L’articolo 10, comma 5, del decreto n. 503 del 1992 stabilisce poi che i trattamenti pensionistici sono totalmente cumulabili con i redditi derivanti da attività svolte nell’ambito di programmi di reinserimento degli anziani in attività socialmente utili promosse da enti locali ed altre istituzioni pubbliche e private. Pertanto questi redditi non assumono alcun rilievo ai fini dell’applicazione del divieto di cumulo con la pensione.

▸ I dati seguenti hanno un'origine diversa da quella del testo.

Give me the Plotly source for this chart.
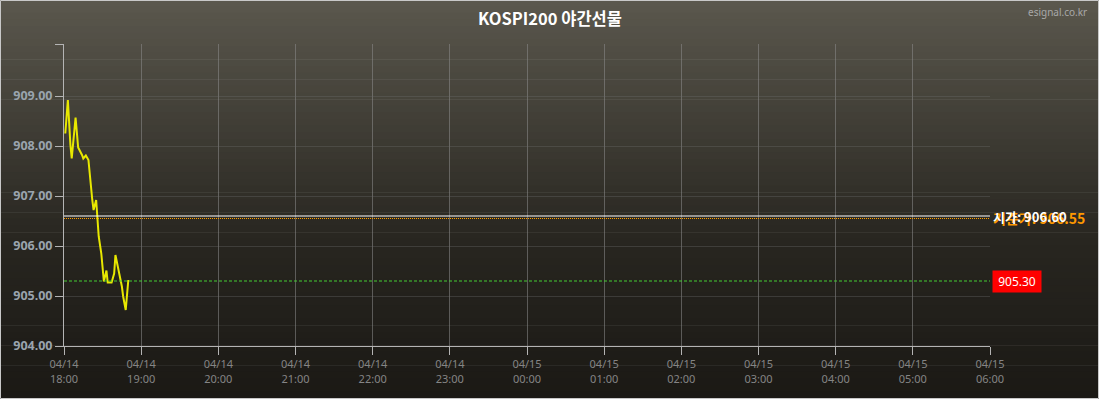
import plotly.graph_objects as go
from datetime import datetime, timedelta

# ---- data ----
base_time = "2025-04-14 18:00"
minutes = [1, 3, 5, 6, 9, 11, 14, 15, 17, 19, 22, 23, 25, 27, 29, 31, 33, 34, 37, 39, 40, 42, 45, 46, 48, 50]
prices = [908.25, 908.92, 908.02, 907.75, 908.57, 907.97, 907.82, 907.75, 907.81, 907.72,
          906.92, 906.72, 906.92, 906.19, 905.85, 905.29, 905.51, 905.27, 905.27, 905.45,
          905.82, 905.59, 905.19, 904.99, 904.72, 905.32]
open_price = 906.60
ref_price = 906.55
last_price = 905.30
y_ticks = [904, 905, 906, 907, 908, 909]
hours = list(range(13))

t0 = datetime.strptime(base_time, "%Y-%m-%d %H:%M")
times = [t0 + timedelta(minutes=m) for m in minutes]
xt = [t0 + timedelta(hours=h) for h in hours]
xtext = [f"{d:%m/%d}<br>{d:%H:%M}" for d in xt]
x_end = xt[-1]

W, H = 1099, 399
ml, mr, mt, mb = 64, 109, 44, 53
y_top = 904 + (H - mt - mb) / 50.0

fig = go.Figure()
fig.add_trace(go.Scatter(x=times, y=prices, mode="lines",
                         line=dict(color="#e8e800", width=2), hoverinfo="skip"))

shapes = []
pw = W - ml - mr
ph = H - mt - mb
x0p = -ml / pw
x1p = 1 + mr / pw
nb = 60
top_c = (90, 87, 77)
mid_c = (40, 38, 32)
bot_c = (27, 25, 21)
for i in range(nb):
    f = i / (nb - 1)
    if f < 0.6:
        g = f / 0.6
        c = [round(top_c[k] + (mid_c[k] - top_c[k]) * g) for k in range(3)]
    else:
        g = (f - 0.6) / 0.4
        c = [round(mid_c[k] + (bot_c[k] - mid_c[k]) * g) for k in range(3)]
    ya = 1 + mt / ph - (H / ph) * i / nb
    yb = 1 + mt / ph - (H / ph) * (i + 1) / nb
    shapes.append(dict(type="rect", xref="paper", yref="paper", x0=x0p, x1=x1p,
                       y0=yb, y1=ya + 0.002, fillcolor=f"rgb({c[0]},{c[1]},{c[2]})",
                       line=dict(width=0), layer="below"))
shapes.append(dict(type="rect", xref="paper", yref="paper", x0=x0p + 0.5 / pw, x1=x1p - 0.5 / pw,
                   y0=-mb / ph + 0.5 / ph, y1=1 + mt / ph - 0.5 / ph,
                   line=dict(color="#c8c8c8", width=1), layer="above"))
shapes.append(dict(type="line", xref="paper", x0=0, x1=1, yref="y", y0=ref_price, y1=ref_price,
                   line=dict(color="#ffa000", width=1, dash="1px,1px")))
shapes.append(dict(type="line", xref="paper", x0=0, x1=1, yref="y", y0=open_price, y1=open_price,
                   line=dict(color="#ffffff", width=1)))
shapes.append(dict(type="line", xref="paper", x0=0, x1=1, yref="y", y0=last_price, y1=last_price,
                   line=dict(color="#44cc33", width=1, dash="3px,2px")))

font_main = "Noto Sans, Noto Sans CJK KR, sans-serif"
annotations = [
    dict(text="<b>KOSPI200 야간선물</b>", xref="paper", yref="paper", x=(W / 2 - ml) / pw,
         y=1 + (mt - 18) / ph, xanchor="center", yanchor="middle", showarrow=False,
         font=dict(family="Noto Sans CJK KR, sans-serif", size=16.5, color="#ffffff")),
    dict(text="esignal.co.kr", xref="paper", yref="paper", x=1 + (mr - 10) / pw,
         y=1 + (mt - 12) / ph, xanchor="right", yanchor="middle", showarrow=False,
         font=dict(family=font_main, size=10, color="#a8a8a8")),
    dict(text=f"<b>기준가: {ref_price:.2f}</b>", xref="paper", yref="y", x=1 + 1 / pw, y=ref_price,
         xanchor="left", yanchor="middle", yshift=1, showarrow=False,
         font=dict(family="Noto Sans CJK KR, sans-serif", size=14, color="#ff9900")),
    dict(text=f"<b>시가: {open_price:.2f}</b>", xref="paper", yref="y", x=1 + 1 / pw, y=open_price,
         xanchor="left", yanchor="middle", showarrow=False,
         font=dict(family="Noto Sans CJK KR, sans-serif", size=13, color="#ffffff")),
    dict(text=f"{last_price:.2f}", xref="paper", yref="y", x=1 + 2 / pw, y=last_price,
         xanchor="left", yanchor="middle", showarrow=False, bgcolor="#ff0000",
         borderpad=2, width=44,
         font=dict(family=font_main, size=12, color="#ffffff")),
]

fig.update_layout(
    width=W, height=H,
    margin=dict(l=ml, r=mr, t=mt, b=mb),
    paper_bgcolor="rgba(0,0,0,0)", plot_bgcolor="rgba(0,0,0,0)",
    showlegend=False,
    shapes=shapes, annotations=annotations,
    xaxis=dict(range=[t0, x_end], tickvals=xt, ticktext=xtext, showgrid=True,
               gridcolor="rgba(140,140,140,0.55)", gridwidth=1,
               showline=True, linecolor="#b4b4b4", linewidth=1,
               ticks="outside", ticklen=8, tickcolor="#b4b4b4",
               tickfont=dict(family=font_main, size=11, color="#858585"),
               zeroline=False, fixedrange=True),
    yaxis=dict(range=[904, y_top], tickvals=y_ticks + [y_top],
               ticktext=[f"<b>{v:.2f}</b>" for v in y_ticks] + [""],
               showgrid=True, gridcolor="rgba(110,110,110,0.35)", gridwidth=1,
               showline=True, linecolor="#b4b4b4", linewidth=1,
               ticks="outside", ticklen=8, tickcolor="#b4b4b4",
               tickfont=dict(family=font_main, size=12.5, color="#9aa4ae"),
               zeroline=False, fixedrange=True),
)

fig.write_html("out.html")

Le indennità percepite per l’esercizio della funzione di giudice di pace e di giudice tributario sono cumulabili con i trattamenti pensionistici e di quiescenza comunque denominati. Lo sono anche le indennità e i gettoni di presenza percepiti dagli amministratori locali e tutte le indennità comunque connesse a cariche pubbliche elettive. I redditi da lavoro autonomo devono essere dichiarati al netto dei contributi previdenziali e assistenziali e al lordo delle ritenute erariali. Il reddito d’impresa deve essere dichiarato al netto anche delle eventuali perdite deducibili imputabili all’anno di riferimento del reddito.
I pensionati, nei cui confronti trova applicazione il divieto di cumulo della pensione con i redditi da lavoro autonomo, che svolgano nel corrente anno attività di lavoro autonomo sono tenuti a comunicare il reddito che prevedono di conseguire nel corso del 2015. Le trattenute che verranno operate sulla pensione “a preventivo” saranno conguagliate sulla base della dichiarazione dei redditi 2015 resa a consuntivo nell’anno 2016. I titolari di pensione che omettessero di produrre la dichiarazione dei redditi da lavoro autonomo sono tenuti a versare all’ente previdenziale di appartenenza una somma pari a tutto l’importo annuo della pensione percepita nell’anno cui si riferisce la dichiarazione medesima!